Farewells to two who trained together and entered the towers together Sept. 11

October 5, 2001

Paper fell in a strange blizzard from a darkening sky Sept. 11 as Terry Hatton led the men from Rescue Co. 1 into the World Trade Center's north tower.

"Brother, I'm afraid this day we may die," he told a friend as they entered.

An hour later, the order came to evacuate the teetering building, but Timothy Higgins and the men from Squad 252 kept heading up the stairs. They said they were on their way to help Hatton.

"We'll meet you," Higgins shouted over his shoulder through the din to another firefighter they passed.

They buried the two men yesterday, eulogizing Hatton at St. Patrick's Cathedral in Manhattan and Higgins at the Church of St. Elizabeth Ann Seton in Lake Ronkonkoma, with uncannily similar words. Their bodies, found a day apart last weekend only yards from each other in the remains of the last burning building they entered, were carried to their graves on the backs of fire engines.

The two decorated fire captains had learned their dangerous business together as young men in the same elite Brooklyn rescue company.

"We were all guys with 100-percent attitude, all aggressive," said Richard Evers, a retired member of Rescue Co. 2 who in the early 1980s helped school them in the array of saws, ropes, scuba gear and other specialized equipment.

They had been handpicked for one of the city's busiest companies, and their captain, Ray Downey, a department legend who also was lost Sept. 11, taught them to press into the flames beyond where others dared to go.

"He'd say, 'You always go farther. You always go farther,'" Evers' wife, Denise, a fire dispatcher, recalled.

Higgins, 43, and Hatton, 41, were different sides of the same coin.

Higgins, who grew up in Freeport and raised his son and two daughters in Farmingville, was always asking for more drills and pestering his elders with questions. He had a knack, Evers remembered, for choosing the right tool for any rescue. Hatton, a Rockville Centre native who lived in Manhattan, was cooler, perhaps, but just as much a perfectionist. He would take rescue tools apart after drills just to see how they worked.

Yesterday, Mayor Rudolph Giu- liani described Hatton, who was married to a mayoral assistant, as City Hall's "resident hero," who seemed to win a medal every week.

"He reminded me of Joe DiMaggio: quiet, self-determined, confident," the mayor said as firefighters from all over the East Coast crowded the aisles and stretched up Fifth Avenue. "He could have been a movie star, but if he had been a movie star, he would've been playing roles like Terry Hatton."

Hatton's wife, Beth Petrone-Hatton, found out she was pregnant with their first child on Sept. 12.

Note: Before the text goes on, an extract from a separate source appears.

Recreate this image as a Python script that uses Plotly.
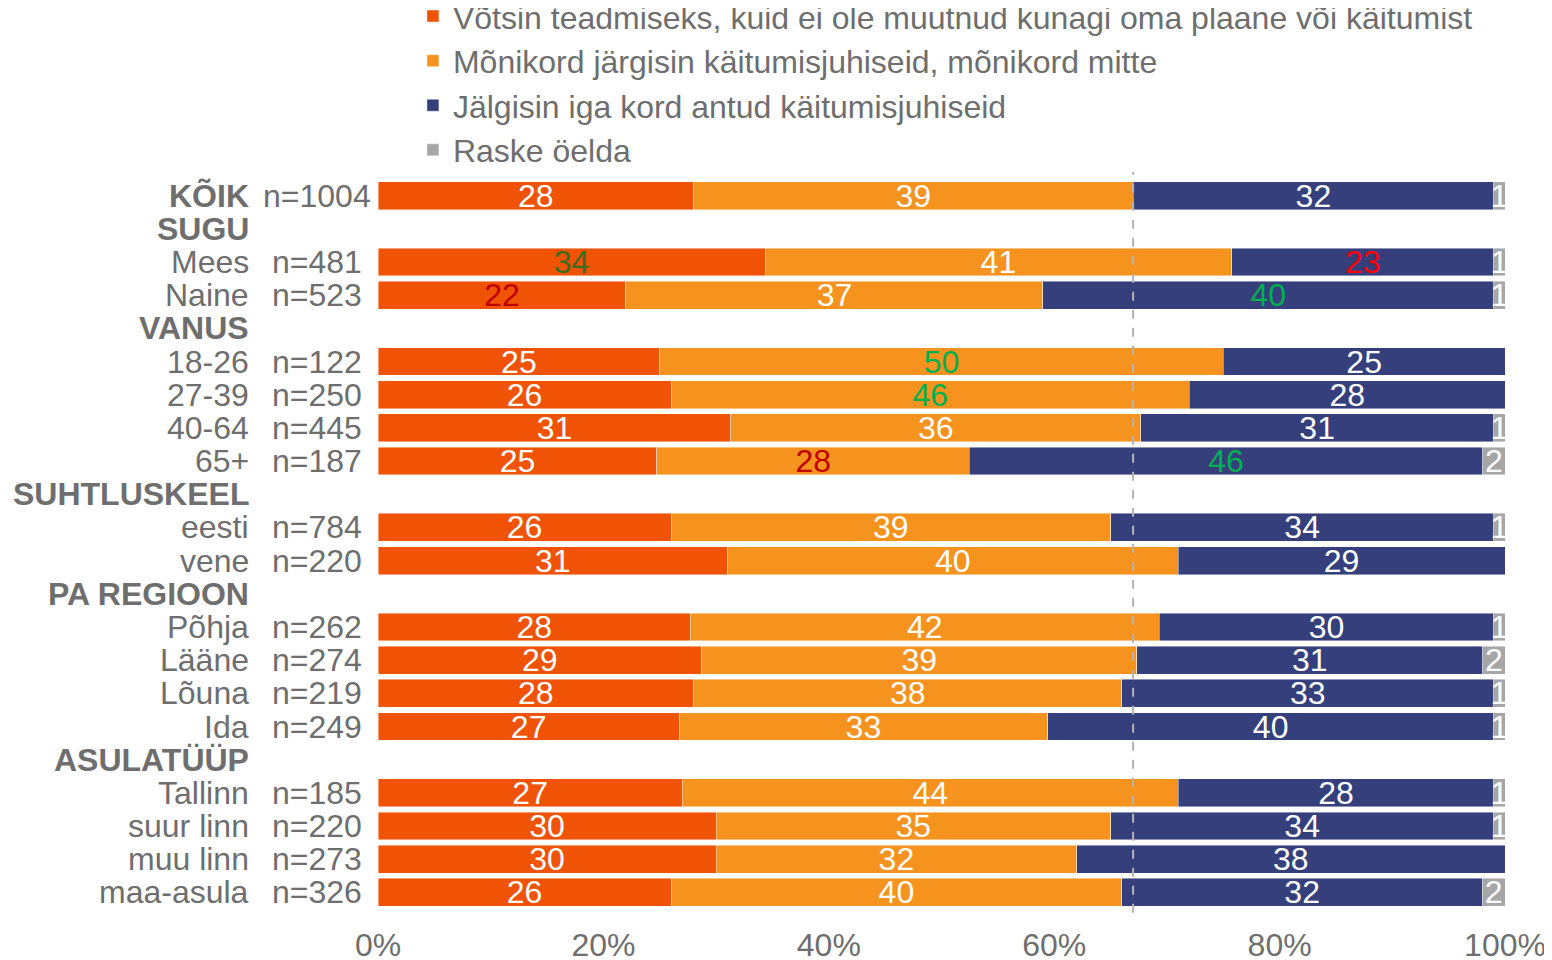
import plotly.graph_objects as go

# ---- data ----
rows = ["KÕIK", "SUGU", "Mees", "Naine", "VANUS", "18-26", "27-39", "40-64", "65+",
        "SUHTLUSKEEL", "eesti", "vene", "PA REGIOON", "Põhja", "Lääne", "Lõuna", "Ida",
        "ASULATÜÜP", "Tallinn", "suur linn", "muu linn", "maa-asula"]
n_labels = ["n=1004", "", "n=481", "n=523", "", "n=122", "n=250", "n=445", "n=187",
            "", "n=784", "n=220", "", "n=262", "n=274", "n=219", "n=249",
            "", "n=185", "n=220", "n=273", "n=326"]
headers = ["KÕIK", "SUGU", "VANUS", "SUHTLUSKEEL", "PA REGIOON", "ASULATÜÜP"]

votsin = [28, None, 34, 22, None, 25, 26, 31, 25, None, 26, 31, None, 28, 29, 28, 27, None, 27, 30, 30, 26]
monikord = [39, None, 41, 37, None, 50, 46, 36, 28, None, 39, 40, None, 42, 39, 38, 33, None, 44, 35, 32, 40]
jalgisin = [32, None, 23, 40, None, 25, 28, 31, 46, None, 34, 29, None, 30, 31, 33, 40, None, 28, 34, 38, 32]
raske = [1, None, 1, 1, None, 0, 0, 1, 2, None, 1, 0, None, 1, 2, 1, 1, None, 1, 1, 0, 2]

series_names = [
    "Võtsin teadmiseks, kuid ei ole muutnud kunagi oma plaane või käitumist",
    "Mõnikord järgisin käitumisjuhiseid, mõnikord mitte",
    "Jälgisin iga kord antud käitumisjuhiseid",
    "Raske öelda",
]
series_colors = ["#F05206", "#F6921E", "#353F7C", "#A6A6A6"]

# highlighted label colours (significant differences)
GREEN, RED, DKRED, DKGREEN = "#00B050", "#FF0000", "#C00000", "#3D6B1E"
highlight = {
    (0, 2): DKGREEN, (2, 2): RED,
    (0, 3): DKRED, (2, 3): GREEN,
    (1, 5): GREEN,
    (1, 6): GREEN,
    (1, 8): DKRED, (2, 8): GREEN,
}

FONT = "Liberation Sans, Arial, sans-serif"
GREY_TXT = "#6E6E6E"
FS = 32

fig = go.Figure()
ys = list(range(len(rows)))
for si, (vals, name, col) in enumerate(zip([votsin, monikord, jalgisin, raske], series_names, series_colors)):
    texts = ["" if (v is None or v == 0) else str(v) for v in vals]
    tcols = [highlight.get((si, i), "white") for i in range(len(vals))]
    fig.add_trace(go.Bar(
        y=ys, x=vals, name=name, orientation="h",
        marker=dict(color=col, line=dict(color="rgba(255,255,255,0.55)", width=0.8)),
        width=0.84,
        text=texts, textposition="inside", insidetextanchor="middle",
        textangle=0,
        textfont=dict(family=FONT, size=FS, color=tcols),
        hoverinfo="skip",
    ))

# reference line at KÕIK cumulative share of first two answers
ref = votsin[0] + monikord[0]
fig.add_shape(type="line", xref="x", yref="paper", x0=ref, x1=ref, y0=-0.005, y1=1.01,
              line=dict(color="#B4B4B4", width=2, dash="dash"), layer="above")

# row labels
for i, (r, nl) in enumerate(zip(rows, n_labels)):
    is_head = r in headers
    fig.add_annotation(xref="paper", yref="y", x=-0.1127, y=i, text=f"<b>{r}</b>" if is_head else r,
                       showarrow=False, xanchor="right", yanchor="middle",
                       font=dict(family=FONT, size=FS, color=GREY_TXT))
    if nl:
        fig.add_annotation(xref="paper", yref="y", x=-0.0541, y=i, text=nl,
                           showarrow=False, xanchor="center", yanchor="middle",
                           font=dict(family=FONT, size=FS, color=GREY_TXT))

# the page body adds an 8px offset, so the figure is sized to fit the window
fig.update_layout(
    width=1544, height=952,
    barmode="stack", barnorm="percent",
    paper_bgcolor="white", plot_bgcolor="white",
    margin=dict(l=370, r=47, t=171, b=51, autoexpand=False),
    showlegend=True,
    legend=dict(x=0.031, y=1.2606, xanchor="left", yanchor="top", orientation="v",
                traceorder="normal",
                font=dict(family=FONT, size=FS, color=GREY_TXT),
                bgcolor="rgba(0,0,0,0)"),
    uniformtext=dict(minsize=FS, mode="show"),
    xaxis=dict(range=[0, 100], tickvals=[0, 20, 40, 60, 80, 100],
               ticktext=["0%", "20%", "40%", "60%", "80%", "100%"],
               showgrid=False, zeroline=False, showline=False,
               ticks="outside", ticklen=8, tickcolor="rgba(0,0,0,0)",
               tickfont=dict(family=FONT, size=FS, color=GREY_TXT), fixedrange=True,
               automargin=False),
    yaxis=dict(range=[21.5, -0.5], showticklabels=False, showgrid=False,
               zeroline=False, showline=False, fixedrange=True, automargin=False),
    font=dict(family=FONT),
)

fig.write_html("out.html")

In Lake Ronkonkoma, Higgins' son, Christopher, recalled a man "everyone loved to say they knew." Higgins, who has three firefighter brothers, was renowned for his love of a capella singing, a good party, and most of all the job. He'd crawl between legs to beat other firefighters waiting to get at a blaze, and then he'd turn around grinning. When his voice was heard in the smoke, firefighters said, they always knew things would turn out OK.

"His last hour was his finest," Christopher Higgins said. "He gave himself in an attempt to save others."

Just what happened in those final minutes on Sept. 11 will likely never be known. Handheld radio transmissions within the buildings were heard by few who made it out alive, and those memories are clouded by the confusion of events.

A tool belonging to Higgins' Squad 252 was quickly found in the north stairwell area, said his brother Joseph, of Ladder Co. 111 in Bedford-Stuyvesant. Then a firefighter took him aside to quietly say he'd passed his brother on the 28th floor, headed up to help Hatton.

Joseph, Robert and Matthew Higgins began a 13-day marathon of digging near the stairwell, going home only to sleep for a few hours each day. They found another tool from Squad 252. Late Saturday night, they found Hatton. Late Sunday night, while they were resting, Higgins was found.

"We'd like to die of a heart attack in our sleep at home like everyone else," Timothy Higgins said five years ago in an interview after another line-of-duty funeral.

But for firefighters like Higgins, whose company motto was "In Squad We Trust," some things overcome that desire. "The instinct of a firefighter is to make sure everyone gets out alive - you don't think twice about it," Joseph Higgins said. "The gamble is there. You have to depend on each other."